First, a game object usually needs to get rendered in several passes, such as: depth prepass, shadow maps, deferred G-buffer pass, forward lighting pass, etc. Each of these has its own set of shader binaries and pipeline state, but they all work together to make the object show up in the game world, properly lit and shadowed. Another case is a postprocessing effect with multiple passes that cooperate—for instance, the standard bloom implementation involves several downsample, blur, and upsample passes.

Second, we often generate many variants of a shader, offering different combinations of features: with a normal map or not, with skinned animation or not, with subsurface scattering or not, and so on. Conceptually these behave like one giant shader with a lot of if-statements in it, but in practice we actually compile variants that strip out the code for unused features, to get better runtime performance.
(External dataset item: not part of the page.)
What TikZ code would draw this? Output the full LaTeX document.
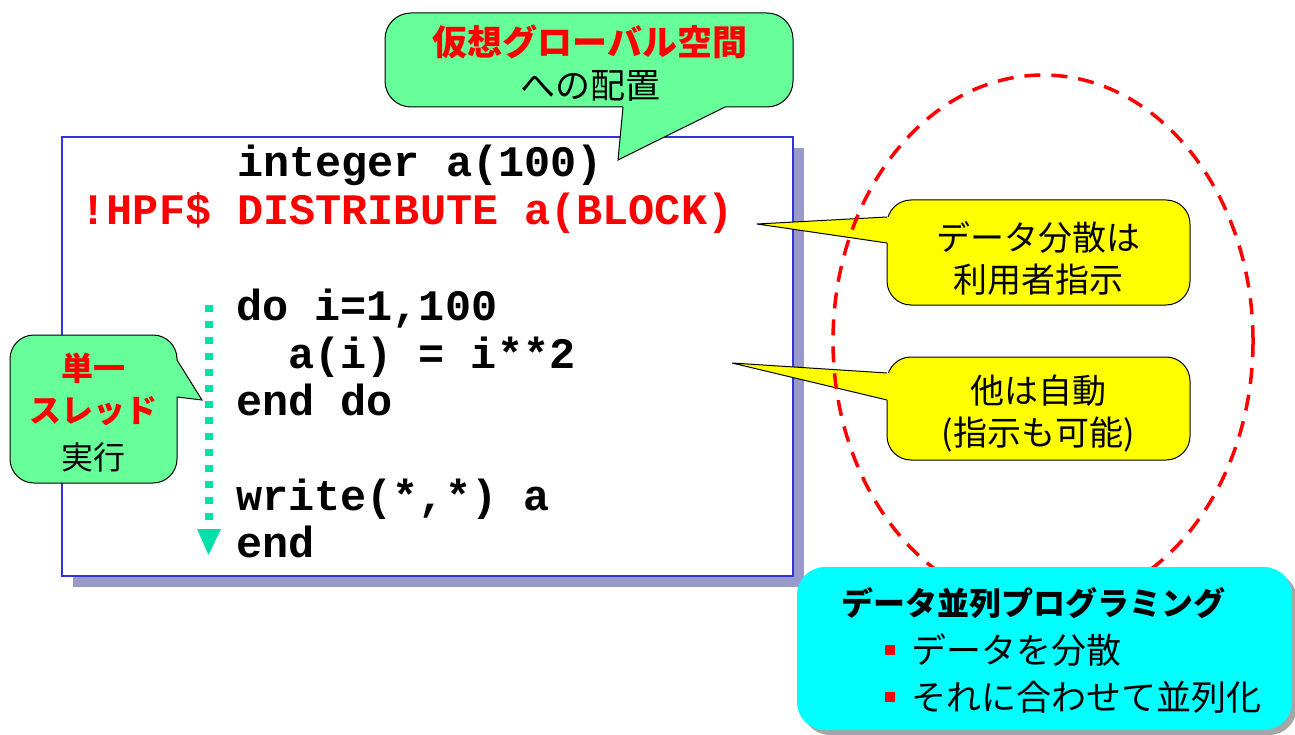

This can lead to vast combinatorial explosion.

For both of these reasons, it’s common to group together a set of related pipeline-state shaders, or a schema for lazily generating shaders on demand, and call that whole thing a “shader”, too.

This is usually the smallest unit that artists and other non-engineers are concerned with—it’ll appear in the interface of your editor as “a shader”, and act as a single noun, with all the underlying structure hidden. We might say that this object represents the sum total of the game engine’s capabilities of rendering some general type of thing, efficiently and with all the appropriate lighting/shading phenomena in place.

In days of yore, D3D9 HLSL had the concept of an effect, a collection of shaders compiled from a single source file and organized into “techniques” and “passes”. That original system is long obsolete, but many game engines still organize their shaders along similar lines.

Materials

The final meaning of “shader” that I’ll discuss here isn’t a higher level of abstraction, but something more specific: a shader (in the sense of the previous section) together with specific settings for its user-editable texture inputs and other parameters. This is also called a “material”. For example, you might have a generic diffuse/normal/specular shader, and when you bind it to a certain set of textures and specular parameters, it becomes a “brick shader”, or a “metal shader”, or a “grass shader”.

This terminology comes from certain DCC tools—in particular, Maya, where materials take the form of shader nodes in Maya’s dependency graph. Users might talk about “editing a shader”, “putting a shader on a mesh”, and so on, referring to the material settings as opposed to, say, the shader source code.

That’s why when you hear someone talking about shaders and it’s not clear from the context, you might have to ask them to clarify just what kind of “shader” they mean!